Some agreements include "default interest"—a higher rate applied if the loan is in arrears for 30+ days. This incentivizes prompt payment and compensates the lender for increased risk.
Prepayment Terms
Can the borrower pay off the loan early without penalty? Private lenders often include prepayment penalties (typically 2–5% of the outstanding balance) to protect against unexpected payoff, especially if they planned for that interest income. Clarify whether penalties apply to full prepayment, partial prepayment, or both.
Ongoing Obligations and Reporting
Include reporting requirements: Does the lender have the right to request financial statements or appraisals? Can they inspect collateral property? If it's a real estate loan, require the borrower to maintain property taxes, hazard insurance, and homeowners association dues (if applicable).
Specify how often statements are sent—monthly or quarterly—and whether the borrower must update the lender on material changes to their financial situation or business operations.

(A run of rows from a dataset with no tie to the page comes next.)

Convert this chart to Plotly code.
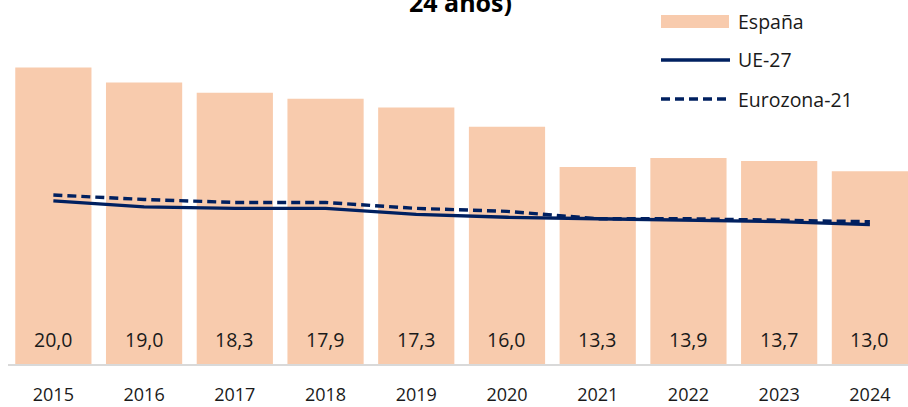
import plotly.graph_objects as go

# ---- data ----
years = ["2015", "2016", "2017", "2018", "2019", "2020", "2021", "2022", "2023", "2024"]
espana = [20.0, 19.0, 18.3, 17.9, 17.3, 16.0, 13.3, 13.9, 13.7, 13.0]
ue27 = [11.0, 10.6, 10.5, 10.5, 10.1, 9.9, 9.8, 9.7, 9.6, 9.4]
eurozona21 = [11.4, 11.1, 10.9, 10.9, 10.5, 10.3, 9.8, 9.8, 9.7, 9.6]
series_names = ["España", "UE-27", "Eurozona-21"]
title_text = "24 años)"

# ---- style ----
W, H = 908, 407
ML, MR, MT, MB = 8, 0, 0, 43
PW, PH = W - ML - MR, H - MT - MB
BAR_COLOR = "#F8CBAD"
LINE_COLOR = "#002060"
FONT = "Open Sans"
TXT = "#1a1a1a"


def px_x(px):
    return (px - ML) / PW


def px_y(py):
    return (H - MB - py) / PH


fig = go.Figure()
fig.add_trace(go.Bar(x=years, y=espana, name=series_names[0], marker_color=BAR_COLOR,
                     marker_line_width=0, width=0.84, showlegend=False, hoverinfo="x+y"))
fig.add_trace(go.Scatter(x=years, y=ue27, name=series_names[1], mode="lines",
                         line=dict(color=LINE_COLOR, width=3.3), showlegend=False))
fig.add_trace(go.Scatter(x=years, y=eurozona21, name=series_names[2], mode="lines",
                         line=dict(color=LINE_COLOR, width=3.4, dash="9px,5px"), showlegend=False))

annotations = []
for i, v in enumerate(espana):
    annotations.append(dict(x=i, y=1.62, xref="x", yref="y", text=f"{v:.1f}".replace(".", ","),
                            showarrow=False, font=dict(family=FONT, size=19.5, color=TXT),
                            xanchor="center", yanchor="middle"))

# title fragment visible in the reference
annotations.append(dict(x=px_x(460), y=px_y(21), xref="paper", yref="paper", text=f"<b>{title_text}</b>",
                        showarrow=False, font=dict(family=FONT, size=25, color="#000000"),
                        xanchor="center", yanchor="bottom"))

# custom legend
shapes = [
    dict(type="rect", xref="paper", yref="paper", x0=px_x(661), x1=px_x(729), y0=px_y(28), y1=px_y(15),
         fillcolor=BAR_COLOR, line_width=0),
    dict(type="line", xref="paper", yref="paper", x0=px_x(661), x1=px_x(730), y0=px_y(60), y1=px_y(60),
         line=dict(color=LINE_COLOR, width=3.3)),
    dict(type="line", xref="paper", yref="paper", x0=px_x(661), x1=px_x(730), y0=px_y(99), y1=px_y(99),
         line=dict(color=LINE_COLOR, width=3.4, dash="9px,5px")),
]
for name, py in zip(series_names, [21, 60, 99]):
    annotations.append(dict(x=px_x(736), y=px_y(py), xref="paper", yref="paper", text=name,
                            showarrow=False, font=dict(family=FONT, size=19.5, color=TXT),
                            xanchor="left", yanchor="middle"))

fig.update_layout(
    width=W, height=H,
    margin=dict(l=ML, r=MR, t=MT, b=MB, pad=0, autoexpand=False),
    paper_bgcolor="white", plot_bgcolor="white",
    barmode="overlay",
    annotations=annotations,
    shapes=shapes,
    font=dict(family=FONT, color=TXT),
)
fig.update_xaxes(type="category", range=[-0.5, 9.42], showgrid=False, zeroline=False,
                 showline=True, linecolor="#D9D9D9", linewidth=2,
                 ticks="", ticklabelstandoff=13, automargin=False,
                 tickfont=dict(family=FONT, size=18, color=TXT))
fig.update_yaxes(range=[0, 24.56], visible=False, showgrid=False, zeroline=False, automargin=False)

fig.write_html("out.html", config={"displayModeBar": False},
               post_script="document.body.style.margin='0';document.body.style.overflow='hidden';")
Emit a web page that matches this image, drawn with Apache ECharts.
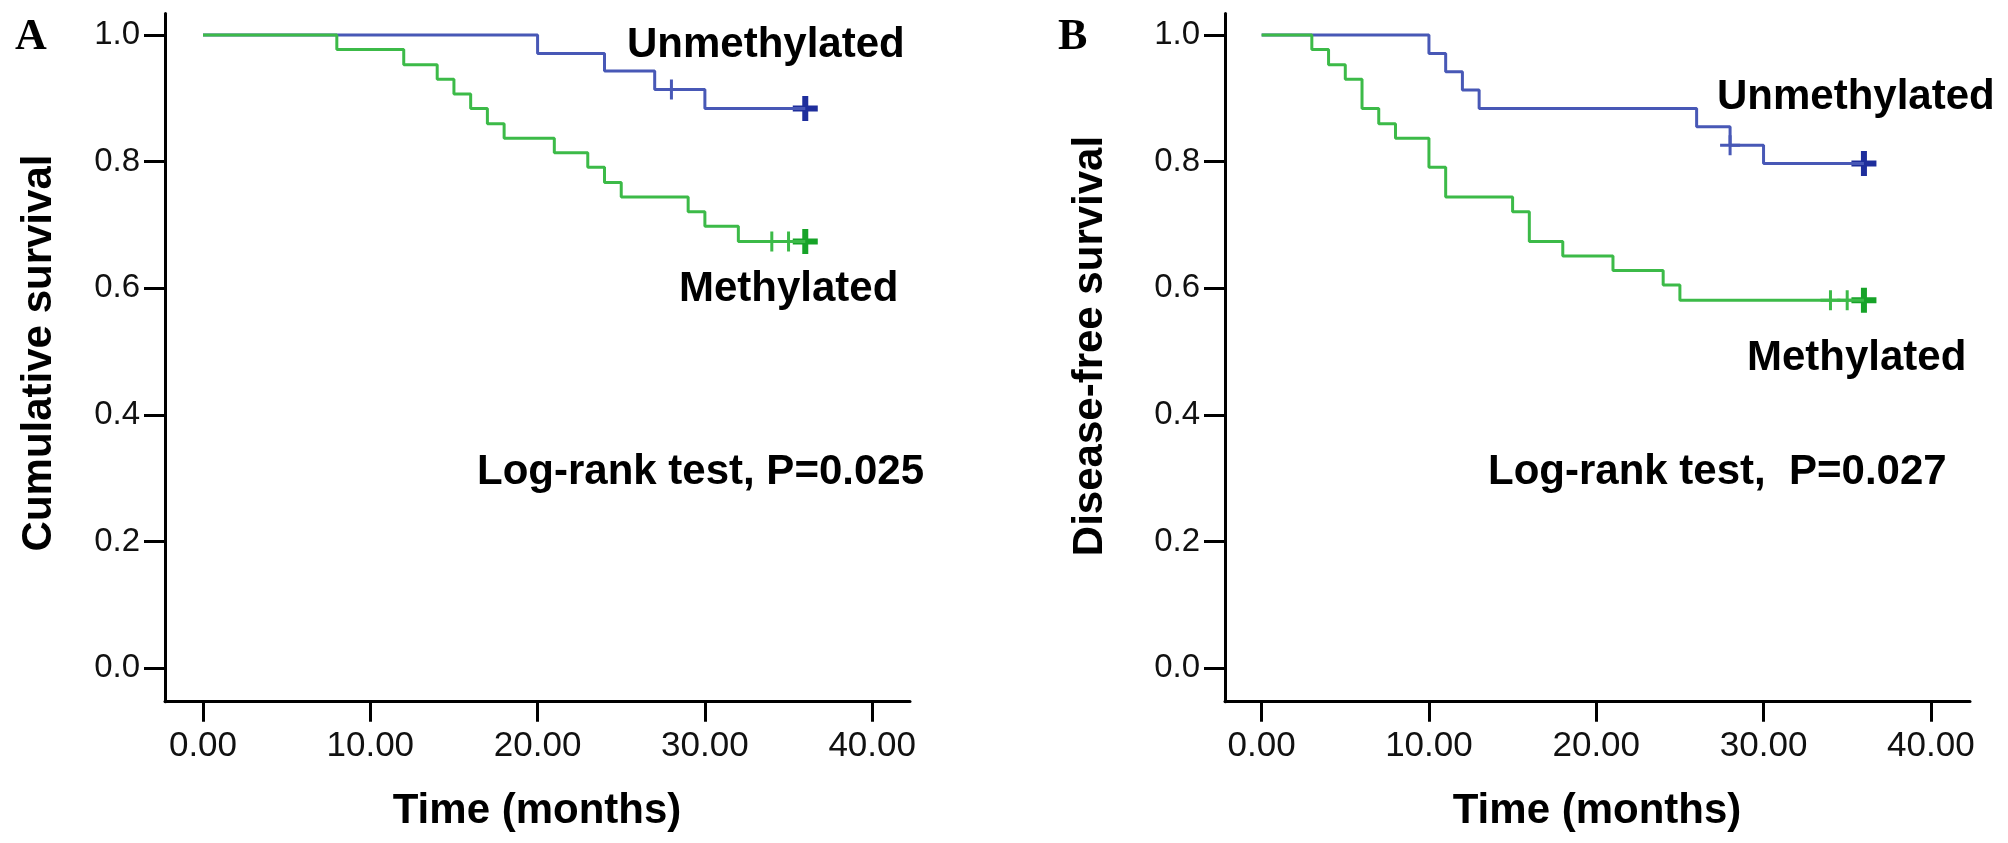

Jurisdiction and Legal Compliance
State which state's laws govern the agreement and which court has jurisdiction if a dispute arises. This prevents conflicting legal interpretations later. Also confirm the loan complies with local usury laws; most states cap interest rates on certain loan types, and violating these caps can void the agreement or expose the lender to penalties.
Getting It Right
You can use templates online ($30–$100) or hire a real estate attorney ($500–$2,000) to draft the agreement properly. Given the sums involved, attorney fees are usually worth it. Mercoly helps you compare and find trusted private money and peer lending providers who understand what airtight documentation looks like.
Frequently Asked Questions
Q: Can a private money loan be verbal, or must it be in writing? While verbal loans can technically be enforceable depending on the state, they're nearly impossible to prove in court and invite disputes over terms. Written agreements with signatures are always safer and required if real property secures the loan.
Q: What's the difference between a promissory note and a mortgage? A promissory note is the borrower's promise to repay; a mortgage is the document that pledges property as collateral if they don't. Both are typically needed for real estate-backed private loans.
Q: Can I charge whatever interest rate I want as a private lender? No—most states enforce usury laws that cap interest rates on certain loan types. Rates of 10–12% are generally safe, but check your state's limits before finalizing the agreement to avoid legal liability.
Ready to formalize a private loan? Start by documenting every term in writing before any money changes hands.